My Lords, I am deeply grateful to the Minister for his comprehensive response. I have to say that this has been a very friendly Committee stage. Reference was made earlier today by my noble friend to the importance of policy formulation in the Bishops’ Bar. No doubt the noble Lord, Lord Redesdale, and I will continue that discussion in the same venue at a later stage. Then, to top it all, I have to say that I regret the passing of the special relationship with my temporary noble friend the noble Lord, Lord Whitty, and hope that it will return very strongly when it comes to revisiting the question of exit at a later stage in our proceedings.
On a more serious note, I am grateful to my noble friend for his support of my amendments, in particular the importance that he, like me, attaches to facilitating competition. It is absolutely critical that new entrants to the market do not come up against the misplaced use of economic power by the incumbents. That is what we were seeking in these amendments. I did not anticipate that my noble friend would respond quite so quickly to the additional points I raised in that context in the second part of my speech. There were one or two other items I proposed which I hope that he will reflect on, but I would not anticipate that he could do more than that. I hope that, between now and the Report stage, we will have an opportunity to consider them in somewhat greater detail. In the mean time, however, I beg leave to withdraw the amendment.
My Lords, I am inspired by my noble friend Lord Crickhowell, who said that his worry was that there is a process of intervention, greater control and centralisation taking place on a wider scale, of which the water industry may be part. I do not know much about the water industry, but I do know about the electricity industry—I declare an interest as chair of the trade association for the electricity industry—as I was the Minister who took the electricity privatisation Bill through Parliament some 20 years ago. In that industry, there is certainly increasing intervention by Government and by the regulator. There is a definite trend. What happens eventually we will have to see, but I suspect the same thing is going on with water.
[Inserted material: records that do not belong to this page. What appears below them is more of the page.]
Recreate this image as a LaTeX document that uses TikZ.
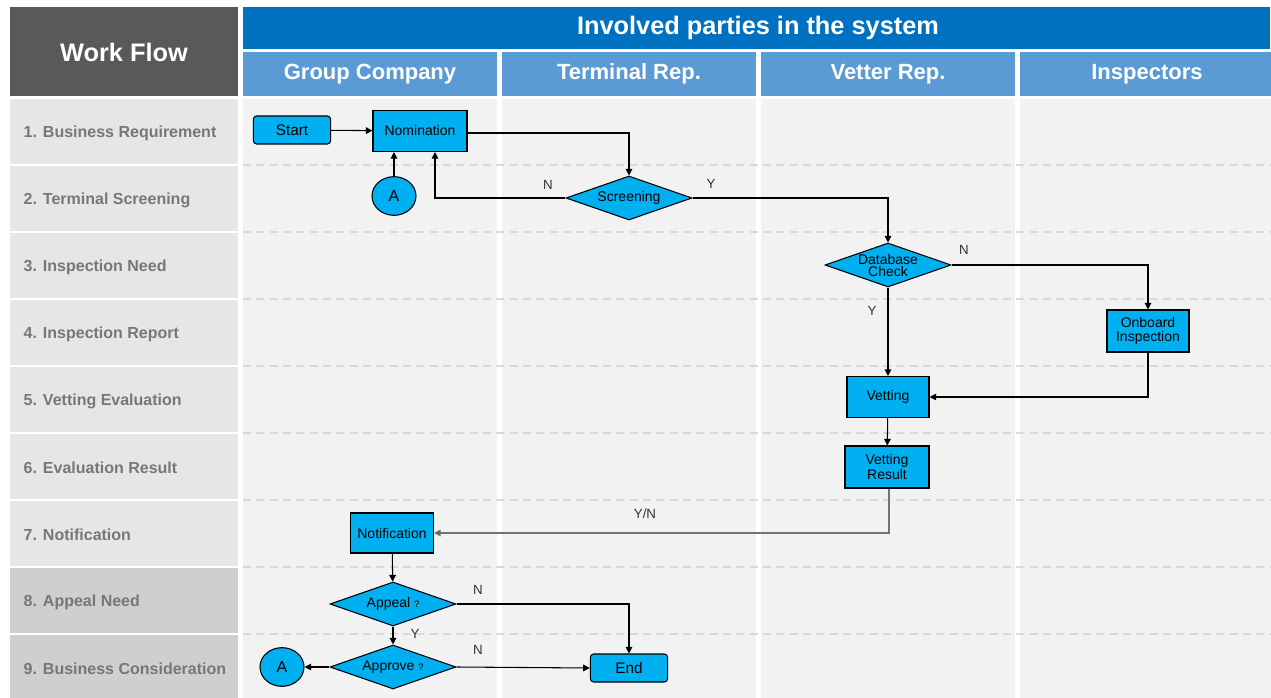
\documentclass[tikz,border=0pt]{standalone}
\usepackage{fontspec}
\setmainfont{Liberation Sans}
\usepackage{tikz}
\usetikzlibrary{shapes.geometric}
\usetikzlibrary{arrows.meta}

\definecolor{hdrdark}{HTML}{595959}
\definecolor{hdrblue}{HTML}{0070C0}
\definecolor{colblue}{HTML}{5B9BD5}
\definecolor{lanegray}{HTML}{F2F2F2}
\definecolor{rowgray}{HTML}{E6E6E6}
\definecolor{rowdark}{HTML}{D0CECE}
\definecolor{boxcyan}{HTML}{00B0F0}
\definecolor{labgray}{HTML}{777777}

\begin{document}
\begin{tikzpicture}[x=0.75pt,y=-0.75pt,
	box/.style={draw=black, fill=boxcyan, line width=0.8pt, align=center, font=\fontsize{10.5}{10.5}\selectfont, inner sep=1pt},
	term/.style={box, rounded corners=2.5pt, font=\fontsize{11.5}{12}\selectfont, minimum width=58pt, minimum height=21pt},
	decision/.style={box, diamond, aspect=2.9, inner sep=0pt, minimum width=94.5pt, minimum height=33pt},
	conn/.style={box, ellipse, inner sep=0pt, minimum width=33pt, minimum height=29pt, font=\fontsize{12}{12}\selectfont},
	arr/.style={-{Triangle[length=5pt,width=5pt]}, line width=0.8pt},
	lbl/.style={font=\fontsize{10}{11}\selectfont, text=black!80},
	rowlbl/.style={anchor=west, font=\fontsize{12}{13}\selectfont\bfseries, text=labgray},
	colhdr/.style={font=\fontsize{16.5}{18}\selectfont\bfseries, text=white}]

\useasboundingbox (0,0) rectangle (1271,698);
\fill[white] (0,0) rectangle (1271,698);

% headers
\fill[hdrdark] (10,7) rectangle (238,96);
\node[font=\fontsize{19}{21}\selectfont\bfseries, text=white] (wf) at (124,52) {Work Flow};
\fill[hdrblue] (243,7) rectangle (1270,49);
\node[font=\fontsize{19}{21}\selectfont\bfseries, text=white] (inv) at (758,28) {Involved parties in the system};
\foreach \x/\name/\txt in {243/gc/Group Company, 502/tr/Terminal Rep., 761/vr/Vetter Rep., 1020/ins/Inspectors}{
	\fill[colblue] (\x,52) rectangle ++(254,44);
	\fill[lanegray] (\x,99) rectangle ++(254,599);
	\node[colhdr] (\name) at (\x+127,74) {\txt};
}

% rows
\foreach \i/\txt in {1/1. Business Requirement, 2/2. Terminal Screening, 3/3. Inspection Need,
		4/4. Inspection Report, 5/5. Vetting Evaluation, 6/6. Evaluation Result, 7/7. Notification,
		8/8. Appeal Need, 9/9. Business Consideration}{
	\pgfmathsetmacro{\ytop}{99+(\i-1)*67}
	\ifnum\i>7 \def\rc{rowdark}\else\def\rc{rowgray}\fi
	\fill[\rc] (10,\ytop) rectangle (238,\ytop+65);
	\node[rowlbl] (row\i) at (19,\ytop+34) {\txt};
	\ifnum\i>1 \draw[black!15, dash pattern=on 6pt off 4pt, line width=0.8pt] (243,\ytop-1) -- (1270,\ytop-1);\fi
}

% flow
\node[term] (start) at (292,130) {Start};
\node[box, minimum width=70.5pt, minimum height=30.75pt] (nom) at (420,131) {Nomination};
\node[conn] (a1) at (394,196) {A};
\node[decision] (scr) at (629,198) {Screening};
\node[decision, font=\fontsize{10.5}{9}\selectfont] (db) at (888,265) {Database\\Check};
\node[box, minimum width=61.5pt, minimum height=31.5pt, font=\fontsize{10.5}{11}\selectfont] (onb) at (1148,331) {Onboard\\Inspection};
\node[box, minimum width=61.5pt, minimum height=30.75pt] (vet) at (888,397) {Vetting};
\node[box, minimum width=63pt, minimum height=31.5pt, font=\fontsize{10.5}{11}\selectfont] (vres) at (887,467) {Vetting\\Result};
\node[box, minimum width=62.25pt, minimum height=30pt] (notif) at (392,533) {Notification};
\node[decision] (app) at (393,604) {Appeal {\scriptsize ?}};
\node[decision] (apr) at (393,667) {Approve {\scriptsize ?}};
\node[conn] (a2) at (282,667) {A};
\node[term] (end) at (629,668) {End};

\draw[arr] (start) -- (nom);
\draw[arr] (a1.north) -- (a1.north |- nom.south);
\draw[arr] ([yshift=-1.5pt]nom.east) -| (scr.north);
\draw[arr] (scr.west) -| ([xshift=11.25pt]nom.south);
\draw[arr] (scr.east) -| (db.north);
\draw[arr] (db.east) -| (onb.north);
\draw[arr] (db.south) -- (vet.north);
\draw[arr] (onb.south) |- (vet.east);
\draw[arr] (vet) -- (vres);
\draw[arr, draw=black!55, line width=1.4pt, -{Triangle[length=5pt,width=5pt,fill=black]}] ([xshift=1.5pt]vres.south) |- (notif.east);
\draw[arr] (notif) -- (app);
\draw[arr] (app.east) -| (end.north);
\draw[arr] (app.south) -- (apr.north);
\draw[arr] (apr.east) -- (end.west);
\draw[arr] (apr.west) -- (a2.east);

\node[lbl] (n1) at (548,185) {N};
\node[lbl] (y1) at (711,184) {Y};
\node[lbl] (n2) at (964,250) {N};
\node[lbl] (y2) at (872,311) {Y};
\node[lbl] (yn) at (645,514) {Y/N};
\node[lbl] (n3) at (478,590) {N};
\node[lbl] (y3) at (415,634) {Y};
\node[lbl] (n4) at (478,650) {N};
\end{tikzpicture}
\end{document}
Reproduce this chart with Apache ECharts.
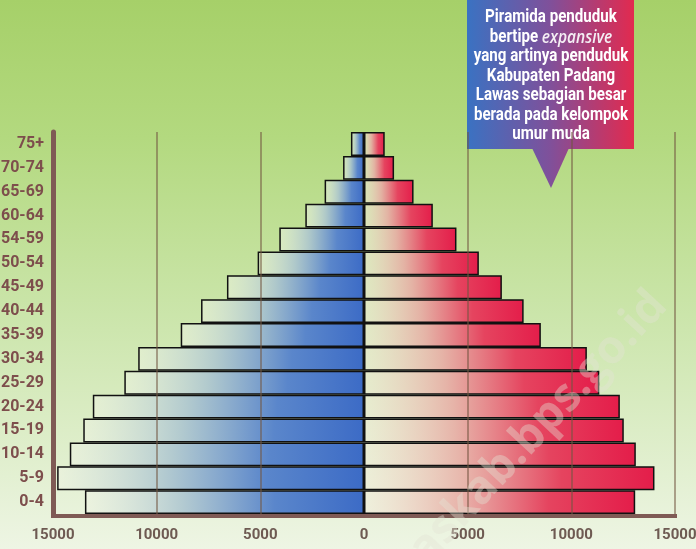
<!DOCTYPE html>
<html>
<head>
<meta charset="utf-8">
<script src="https://cdn.jsdelivr.net/npm/echarts@6/dist/echarts.min.js"></script>
<style>
html,body{margin:0;padding:0;}
#c{width:696px;height:549px;}
</style>
</head>
<body>
<div id="c"></div>
<script>
var ageGroups = ['0-4','5-9','10-14','15-19','20-24','25-29','30-34','35-39','40-44','45-49','50-54','54-59','60-64','65-69','70-74','75+'];
var maleValues = [13460, 14800, 14190, 13540, 13080, 11560, 10890, 8840, 7860, 6610, 5130, 4085, 2830, 1900, 1010, 630];
var femaleValues = [13080, 14010, 13110, 12530, 12340, 11350, 10750, 8530, 7700, 6650, 5540, 4460, 3320, 2390, 1450, 1000];
var axisMin = -15000, axisMax = 15000, axisStep = 5000;
var calloutLines = ['Piramida penduduk', 'bertipe {i|expansive}', 'yang artinya penduduk', 'Kabupaten Padang', 'Lawas sebagian besar', 'berada pada kelompok', 'umur muda'];
var watermark = 'padanglawaskab.bps.go.id';

var labelFont = "Roboto, 'Noto Sans', sans-serif";
var chart = echarts.init(document.getElementById('c'), null, {renderer: 'canvas'});

var G = echarts.graphic;
var maleGrad = new G.LinearGradient(0, 0, 1, 0, [
  {offset: 0, color: 'rgba(240,244,228,0.5)'},
  {offset: 0.35, color: 'rgba(172,197,208,0.88)'},
  {offset: 0.68, color: '#5a86cb'},
  {offset: 1, color: '#3c6bc6'}
]);
var femaleGrad = new G.LinearGradient(0, 0, 1, 0, [
  {offset: 0, color: 'rgba(245,238,222,0.5)'},
  {offset: 0.35, color: 'rgba(232,172,165,0.88)'},
  {offset: 0.68, color: '#e5445f'},
  {offset: 1, color: '#e41d4a'}
]);
var calloutGrad = new G.LinearGradient(467, 0, 634, 0, [
  {offset: 0, color: '#3a72c2'},
  {offset: 0.5, color: '#80509a'},
  {offset: 1, color: '#e22a4f'}
], true);

var splitColors = [];
for (var v = axisMin; v <= axisMax; v += axisStep) {
  splitColors.push(v === 0 || v === axisMin ? 'rgba(0,0,0,0)' : 'rgba(115,85,65,0.7)');
}

chart.setOption({
  animation: false,
  backgroundColor: new G.LinearGradient(0, 0, 0, 1, [
    {offset: 0, color: '#a6d069'},
    {offset: 0.25, color: '#b3d97f'},
    {offset: 0.6, color: '#cde6ae'},
    {offset: 1, color: '#eef5e4'}
  ]),
  grid: {left: 53, right: 21, top: 132, bottom: 35, containLabel: false, outerBoundsMode: 'none'},
  xAxis: {
    type: 'value', min: axisMin, max: axisMax, interval: axisStep,
    z: 3, offset: 2,
    axisLine: {show: true, onZero: false, lineStyle: {color: '#7f5a55', width: 4, cap: 'square'}},
    axisTick: {show: false},
    splitLine: {show: true, lineStyle: {color: splitColors, width: 1.5}},
    axisLabel: {
      margin: 12, hideOverlap: false,
      fontFamily: labelFont, fontSize: 15, fontWeight: 'bold',
      formatter: function (val) { return String(Math.abs(val)); },
      color: function (val) { return val === -10000 ? '#b04c33' : '#6e5a52'; }
    }
  },
  yAxis: {
    type: 'category', data: ageGroups, z: 3,
    axisLine: {show: true, onZero: false, lineStyle: {color: '#7f5a55', width: 5}},
    axisTick: {show: false},
    splitLine: {show: false},
    axisLabel: {margin: 9, fontFamily: labelFont, fontSize: 16, fontWeight: 'bold', color: '#7d4e4c'}
  },
  series: [
    {
      name: 'Laki-laki', type: 'bar', stack: 'pop',
      barCategoryGap: '0%',
      data: maleValues.map(function (d) { return -d; }),
      itemStyle: {color: maleGrad, borderColor: '#111', borderWidth: 1.5}
    },
    {
      name: 'Perempuan', type: 'bar', stack: 'pop',
      barCategoryGap: '0%',
      data: femaleValues,
      itemStyle: {color: femaleGrad, borderColor: '#111', borderWidth: 1.5}
    }
  ],
  graphic: [
    {
      type: 'text', silent: true, z: 10,
      x: 676, y: 314, rotation: 47 * Math.PI / 180,
      style: {
        text: watermark, align: 'right', verticalAlign: 'bottom',
        font: "bold 46px 'Open Sans', sans-serif",
        fill: 'rgba(228,228,212,0.4)'
      }
    },
    {
      type: 'group', z: 20,
      children: [
        {type: 'rect', shape: {x: 467, y: -2, width: 167, height: 151}, style: {fill: calloutGrad}},
        {type: 'polygon', shape: {points: [[532, 148], [569, 148], [551, 188]]}, style: {fill: calloutGrad}},
        {
          type: 'text', x: 551, y: 8, scaleX: 0.84,
          style: {
            text: calloutLines.join('\n'),
            align: 'center', verticalAlign: 'top',
            fill: '#ffffff',
            font: "bold 18px " + labelFont,
            lineHeight: 19.5,
            rich: {
              i: {font: "italic 600 18.5px 'Open Sans', sans-serif", fill: '#f4eef4', lineHeight: 19.5}
            }
          }
        }
      ]
    }
  ]
});
</script>
</body>
</html>
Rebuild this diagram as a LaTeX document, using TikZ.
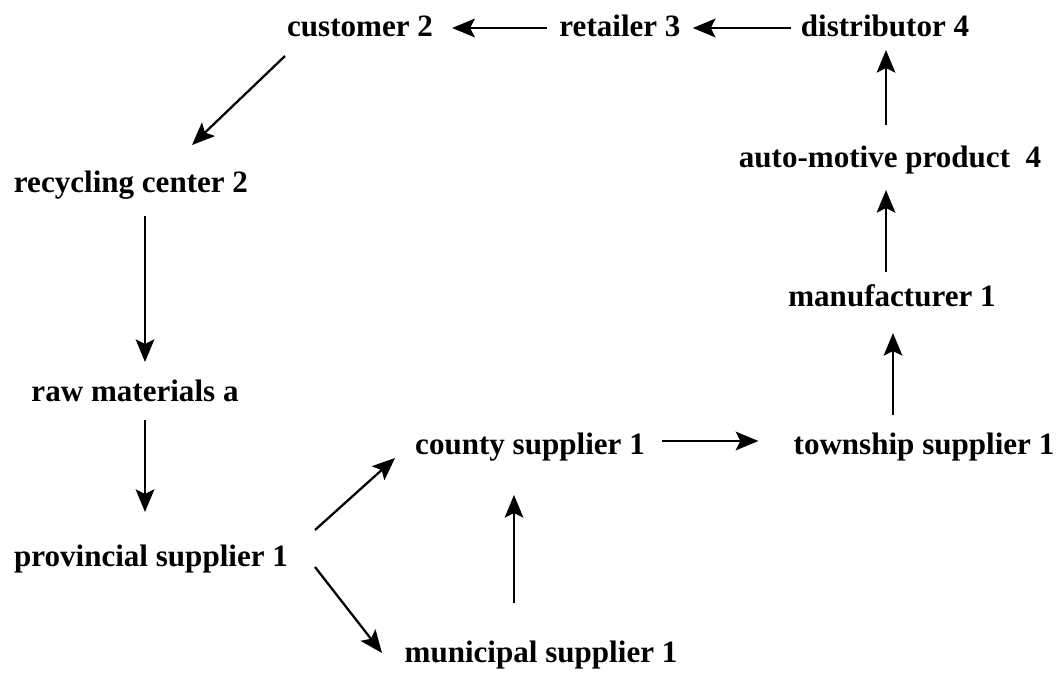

Therefore, my slight reservation with my noble friend’s amendment is whether it would make the process of regulation more efficient, more centralised and more bureaucratic or whether, in some way, it would do the reverse. I hope that it would do the reverse, because that is what we want to see. If she could address that point, it would be very helpful to me in judging what is going on.
My Lords, briefly, I support the amendment proposed, although again I anticipate that the Minister is not going to be able to accept it. I would like to echo the comments made by my noble friend Lord Selborne about the briefing notes, which have been outstandingly helpful. In a latter edition, there was a very helpful road map which draws together some of these key issues. In the spirit of being helpful to my noble friend on the Front Bench, if the Minister is not in a position to accept the amendment on the face of the Bill, I hope that he will encourage his officials to give prominence to that road map on the website, and therefore in part meet the suggestion in my noble friend’s amendment.
My second point is that this is a matter of wider significance in Government. I hope that the Minister agrees that this is a subject that the Cabinet Office should look at carefully, not just in the context of water but in the wider context of the utilities. There is a necessity for clarity for those who do not spend many hours sitting on your Lordships’ Benches going through the detail of these Bills but who nevertheless have an equal, if not a greater, interest in the key elements of the legislation before Parliament.
My Lords, I congratulate the noble Baroness on producing such an important amendment. I suspect that it is beyond the Minister’s pay grade to agree that, in accepting the amendment, we would at one and the same time get Parliament to rationalise the way in which we legislate, get Ministers to ensure regulators co-ordinate with each other and get departments to make their activities comprehensible to the public. Nevertheless, these are welcome ambitions. The noble Earl, Lord Selborne, added some rationalisation of the quangos as well. I am afraid that all this is indicative of the way in which we do business. From listening to the noble Lord, Lord Crickhowell, both at an earlier stage and today, I understand that this is not a new problem—I have noticed that the Water Industry Act 1991 is seven pages longer than the Bill we are considering.
However, to be serious about this, one of the great failings of Parliament has been the failure to produce consolidated legislation in any field. After 15 or 16 years in this House, I still fail to understand why Parliament has not devised a procedure for pulling together consolidation of Acts in all areas, so the noble Baroness’s amendment has wider implications. Whether the amendment should sit in the Bill I will leave to the Minister but, much more narrowly, the proposition that for each subject matter there should be a single website address which links to all the different bits of regulation, authorities and other government interventions, is very good. It is one which has been talked about in Whitehall but hardly delivered at all. The one point where Defra could probably take this amendment on board in the context of water is regarding that single website. I think practitioners, companies and consumers would be very pleased to see such a development. I congratulate the noble Baroness, but we will see what the Minister says.
My Lords, we should look very carefully at this proposal for an increase in regulation. Water and sewerage are long-term matters and the great need is to have investment in resilience, with the right and proper regulatory framework. Ofwat seems to have got tougher in recent times. It is right to have a five-year timescale or we will not get the investment that is needed for resilience. The entrepreneurs involved will assume that if profits go up, perhaps because they have improved efficiency, they will immediately get a call from Ofwat reopening the five-year settlement, triggered perhaps by articles in tabloid newspapers—the sort of thing that will not be good for investment in this vital industry.
I support that view. I completely understand where the noble Lord, Lord Whitty, is coming from, but there is a serious potential risk here to the confidence of the investment community in the water market. I hope that my noble friend takes that into account when considering extending the reasons for opening up price reviews.